Despite fairly wide agreement that this “fiscal cliff” is untenable, the elected policymakers of the two parties have not resolved the issue. Yes, they are busy running for reelection. But the fiscal cliff debate pre-dated the campaign. And the progress of that debate has been much more like a game of chicken than an interrupted negotiation. The closer we get to the end of the year, the more nervous economic decision-makers become. Investment and hiring decisions have been postponed, and that is enough to take a lot of the wind out of the economy’s sails (or sales). With our major trading partners’ economies close to stall speed, that entails risks in the months to come in addition to lost income now.
Sadly, the United States is not the sole offender. Widely recognized is the ongoing saga in the euro zone. Many analysts have said that an earlier appreciation of the magnitude of the euro problem, plus timely action, could have cut off this crisis months if not years ago. However, the strong and weak economies of Europe have been playing their own game of political chicken, trying to stay on the good side of their own — admittedly strongly opinionated — electoral constituencies.
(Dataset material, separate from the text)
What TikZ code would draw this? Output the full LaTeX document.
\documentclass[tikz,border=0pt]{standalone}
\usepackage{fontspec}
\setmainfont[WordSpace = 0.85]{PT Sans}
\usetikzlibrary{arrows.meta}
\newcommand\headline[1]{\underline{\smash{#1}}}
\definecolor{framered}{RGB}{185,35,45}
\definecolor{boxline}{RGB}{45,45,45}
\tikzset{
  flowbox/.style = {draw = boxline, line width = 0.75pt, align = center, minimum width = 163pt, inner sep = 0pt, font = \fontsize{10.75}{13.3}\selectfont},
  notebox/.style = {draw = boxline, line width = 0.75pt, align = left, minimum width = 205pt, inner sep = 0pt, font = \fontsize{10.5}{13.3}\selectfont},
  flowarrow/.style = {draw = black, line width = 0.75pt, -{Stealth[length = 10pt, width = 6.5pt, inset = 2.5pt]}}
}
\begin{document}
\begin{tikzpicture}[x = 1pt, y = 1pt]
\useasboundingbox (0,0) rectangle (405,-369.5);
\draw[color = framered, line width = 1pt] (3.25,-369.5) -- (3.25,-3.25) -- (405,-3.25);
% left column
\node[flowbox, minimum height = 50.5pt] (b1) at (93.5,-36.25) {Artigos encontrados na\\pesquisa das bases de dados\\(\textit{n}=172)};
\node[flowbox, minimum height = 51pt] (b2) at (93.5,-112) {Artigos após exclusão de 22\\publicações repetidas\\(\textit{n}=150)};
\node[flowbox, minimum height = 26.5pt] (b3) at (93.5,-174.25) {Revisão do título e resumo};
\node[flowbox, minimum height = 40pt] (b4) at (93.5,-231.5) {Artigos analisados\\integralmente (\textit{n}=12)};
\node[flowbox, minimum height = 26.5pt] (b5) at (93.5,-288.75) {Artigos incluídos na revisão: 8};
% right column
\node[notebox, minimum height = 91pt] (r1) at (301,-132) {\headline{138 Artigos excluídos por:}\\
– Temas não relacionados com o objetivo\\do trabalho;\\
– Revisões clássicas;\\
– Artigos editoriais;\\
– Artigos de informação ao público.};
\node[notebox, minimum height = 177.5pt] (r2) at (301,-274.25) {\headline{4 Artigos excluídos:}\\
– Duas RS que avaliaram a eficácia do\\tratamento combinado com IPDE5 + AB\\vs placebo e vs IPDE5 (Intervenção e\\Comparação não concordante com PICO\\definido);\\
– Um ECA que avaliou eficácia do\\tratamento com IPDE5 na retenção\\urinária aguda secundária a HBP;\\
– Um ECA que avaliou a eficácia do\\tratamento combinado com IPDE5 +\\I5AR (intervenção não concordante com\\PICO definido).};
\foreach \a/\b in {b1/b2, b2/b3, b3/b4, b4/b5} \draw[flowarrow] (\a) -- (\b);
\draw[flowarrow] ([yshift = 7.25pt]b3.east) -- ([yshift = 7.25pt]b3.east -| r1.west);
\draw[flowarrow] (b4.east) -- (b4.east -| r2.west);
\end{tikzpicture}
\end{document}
They have remained two long strides behind the ball throughout the crisis, moving ever closer to failure.
Perhaps less widely recognized is the political and financial standoff in Japan. The ruling party has delayed consideration of legislation needed to authorize sales of long-term bonds to finance a yawning budget deficit. The opposition party has refused to consider such legislation without an agreement for early elections, which would widely be expected to bring down the ruling government. Just today (maybe even tomorrow, courtesy of the international date line), the two parties have at least agreed to debate the issue — just as the government previously was expected to run out of cash. It can borrow using short-term securities, provided that it can resolve the impasse by the end of the fiscal year next March — but recent developments do not provide much confidence that this debate will end positively. So Japan faces its own fiscal cliff of sorts — without a hard deadline, but certainly within a limited period of time.
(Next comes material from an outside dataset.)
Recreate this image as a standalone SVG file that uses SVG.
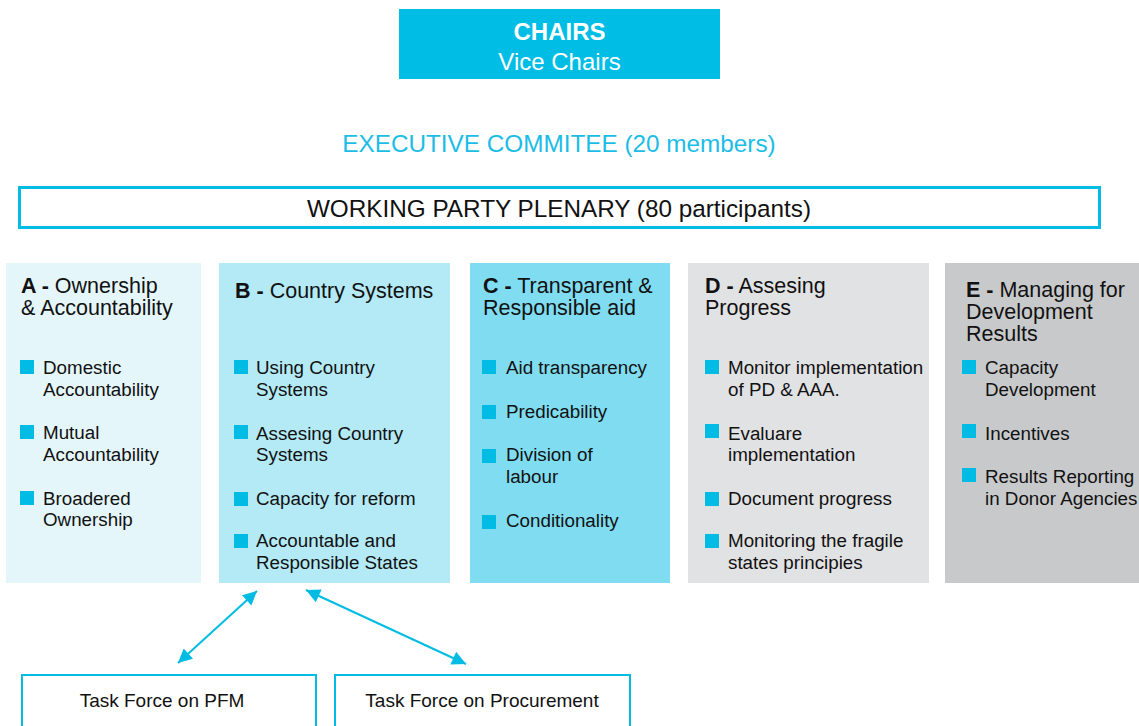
<svg xmlns="http://www.w3.org/2000/svg" width="1139" height="726" viewBox="0 0 1139 726">
<style>
text{font-family:"Liberation Sans",Arial,sans-serif;fill:#111}
.h{font-size:21.5px}
.it{font-size:18.8px}
.b{font-weight:bold}
.sq{fill:#00BCE4}
.tf{font-size:19px;text-anchor:middle}
.conn{stroke:#00BCE4;stroke-width:2;fill:none}
</style>
<defs>
<marker id="ah" viewBox="0 0 10 10" refX="10" refY="5" markerWidth="8" markerHeight="7" markerUnits="strokeWidth" orient="auto-start-reverse">
<path d="M0,0 L10,5 L0,10 z" fill="#00BCE4"/>
</marker>
</defs>
<rect width="1139" height="726" fill="#fff"/>

<g id="chairs">
<rect x="399" y="9" width="321" height="70" fill="#00BDE5"/>
<text x="559.5" y="40" text-anchor="middle" style="font-size:24px;font-weight:bold;fill:#fff">CHAIRS</text>
<text x="559.5" y="70" text-anchor="middle" style="font-size:24px;fill:#fff">Vice Chairs</text>
</g>

<g id="executive">
<text x="559" y="152" text-anchor="middle" style="font-size:24.3px;fill:#1BBDE6">EXECUTIVE COMMITEE (20 members)</text>
</g>

<g id="plenary">
<rect x="19.5" y="187.5" width="1080" height="40" fill="#fff" stroke="#00BCE4" stroke-width="3"/>
<text x="559" y="217" text-anchor="middle" style="font-size:24.3px">WORKING PARTY PLENARY (80 participants)</text>
</g>

<g id="colA">
<rect x="6" y="263" width="195" height="320" fill="#E5F6FB"/>
<text class="h" x="21" y="293"><tspan class="b">A -</tspan> Ownership</text>
<text class="h" x="21" y="315">&amp; Accountability</text>
<rect class="sq" x="20" y="360" width="14" height="14"/>
<text class="it" x="43" y="374">Domestic</text>
<text class="it" x="43" y="396">Accountability</text>
<rect class="sq" x="20" y="425" width="14" height="14"/>
<text class="it" x="43" y="439">Mutual</text>
<text class="it" x="43" y="461">Accountability</text>
<rect class="sq" x="20" y="491" width="14" height="14"/>
<text class="it" x="43" y="505">Broadered</text>
<text class="it" x="43" y="526">Ownership</text>
</g>

<g id="colB">
<rect x="219" y="263" width="231" height="320" fill="#B3EAF6"/>
<text class="h" x="235" y="298"><tspan class="b">B -</tspan> Country Systems</text>
<rect class="sq" x="234" y="360" width="14" height="14"/>
<text class="it" x="256" y="374">Using Country</text>
<text class="it" x="256" y="396">Systems</text>
<rect class="sq" x="234" y="425" width="14" height="14"/>
<text class="it" x="256" y="440">Assesing Country</text>
<text class="it" x="256" y="461">Systems</text>
<rect class="sq" x="234" y="492" width="14" height="14"/>
<text class="it" x="256" y="505">Capacity for reform</text>
<rect class="sq" x="234" y="534" width="14" height="14"/>
<text class="it" x="256" y="547">Accountable and</text>
<text class="it" x="256" y="569">Responsible States</text>
</g>

<g id="colC">
<rect x="470" y="263" width="200" height="320" fill="#80DDF1"/>
<text class="h" x="483" y="293"><tspan class="b">C -</tspan> Transparent &amp;</text>
<text class="h" x="483" y="315">Responsible aid</text>
<rect class="sq" x="482" y="360" width="14" height="14"/>
<text class="it" x="506" y="374">Aid transparency</text>
<rect class="sq" x="482" y="405" width="14" height="14"/>
<text class="it" x="506" y="418">Predicability</text>
<rect class="sq" x="482" y="449" width="14" height="14"/>
<text class="it" x="506" y="461">Division of</text>
<text class="it" x="506" y="483">labour</text>
<rect class="sq" x="482" y="515" width="14" height="14"/>
<text class="it" x="506" y="527">Conditionality</text>
</g>

<g id="colD">
<rect x="688" y="263" width="241" height="320" fill="#E1E2E4"/>
<text class="h" x="705" y="293"><tspan class="b">D -</tspan> Assesing</text>
<text class="h" x="705" y="315">Progress</text>
<rect class="sq" x="705" y="360" width="14" height="14"/>
<text class="it" x="728" y="374">Monitor implementation</text>
<text class="it" x="728" y="396">of PD &amp; AAA.</text>
<rect class="sq" x="705" y="424" width="14" height="14"/>
<text class="it" x="728" y="440">Evaluare</text>
<text class="it" x="728" y="461">implementation</text>
<rect class="sq" x="705" y="492" width="14" height="14"/>
<text class="it" x="728" y="505">Document progress</text>
<rect class="sq" x="705" y="534" width="14" height="14"/>
<text class="it" x="728" y="547">Monitoring the fragile</text>
<text class="it" x="728" y="569">states principies</text>
</g>

<g id="colE">
<rect x="945" y="263" width="194" height="320" fill="#C8C9CB"/>
<text class="h" x="966" y="297"><tspan class="b">E -</tspan> Managing for</text>
<text class="h" x="966" y="319">Development</text>
<text class="h" x="966" y="341">Results</text>
<rect class="sq" x="962" y="360" width="14" height="14"/>
<text class="it" x="985" y="374">Capacity</text>
<text class="it" x="985" y="396">Development</text>
<rect class="sq" x="962" y="424" width="14" height="14"/>
<text class="it" x="985" y="440">Incentives</text>
<rect class="sq" x="962" y="468" width="14" height="14"/>
<text class="it" x="985" y="483">Results Reporting</text>
<text class="it" x="985" y="505">in Donor Agencies</text>
</g>

<g id="connectors">
<line class="conn" x1="257" y1="591" x2="178" y2="663" marker-start="url(#ah)" marker-end="url(#ah)"/>
<line class="conn" x1="306" y1="590" x2="466" y2="664" marker-start="url(#ah)" marker-end="url(#ah)"/>
</g>

<g id="tf-pfm">
<rect x="22" y="675" width="294" height="70" fill="#fff" stroke="#00BCE4" stroke-width="2"/>
<text class="tf" x="162" y="707">Task Force on PFM</text>
</g>

<g id="tf-proc">
<rect x="335" y="675" width="295" height="70" fill="#fff" stroke="#00BCE4" stroke-width="2"/>
<text class="tf" x="482" y="707">Task Force on Procurement</text>
</g>
</svg>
But consider the global context. Major countries on the three most prosperous continents on earth (and dominating two of them) are gridlocked on the most fundamental fiscal and financial decisions. Nations producing 49 percent of the world’s GDP (55 percent if you are willing to conflate the full European Union with the slightly narrower European Monetary Union — not an outrageous call for this purpose) are in not just financial crisis, but also political and policy gridlock largely causing the financial crisis. There have been economic downturns that were relative widespread across nations before, given the contagious nature of the common cyclical cold among trading countries. But this episode is not the common cyclical cold. It is not only arguably the worst global downturn since the Great Depression, it is also now, given this aberrant political behavior, more like a self-induced case of pneumonia. The dysfunctional nations comprise more than enough of the world economy to threaten the stability of all.
The term “fiscal cliff” is not quite so good a fit for the European Union as it is for the United States, in terms of a critical deadline. Japan is an intermediate case. But prosperity around the world clearly is at risk; and the United States’ standing as a world leader is on the line. But look at the upside. If this nation could show its ability to govern — with a carefully timed, gradual plan for budget consolidation, even after a near-term economic stimulus — it would set itself apart from the pack and become the undisputed world leader and desirable place to do business for years to come. Can our governance system rise to the challenge?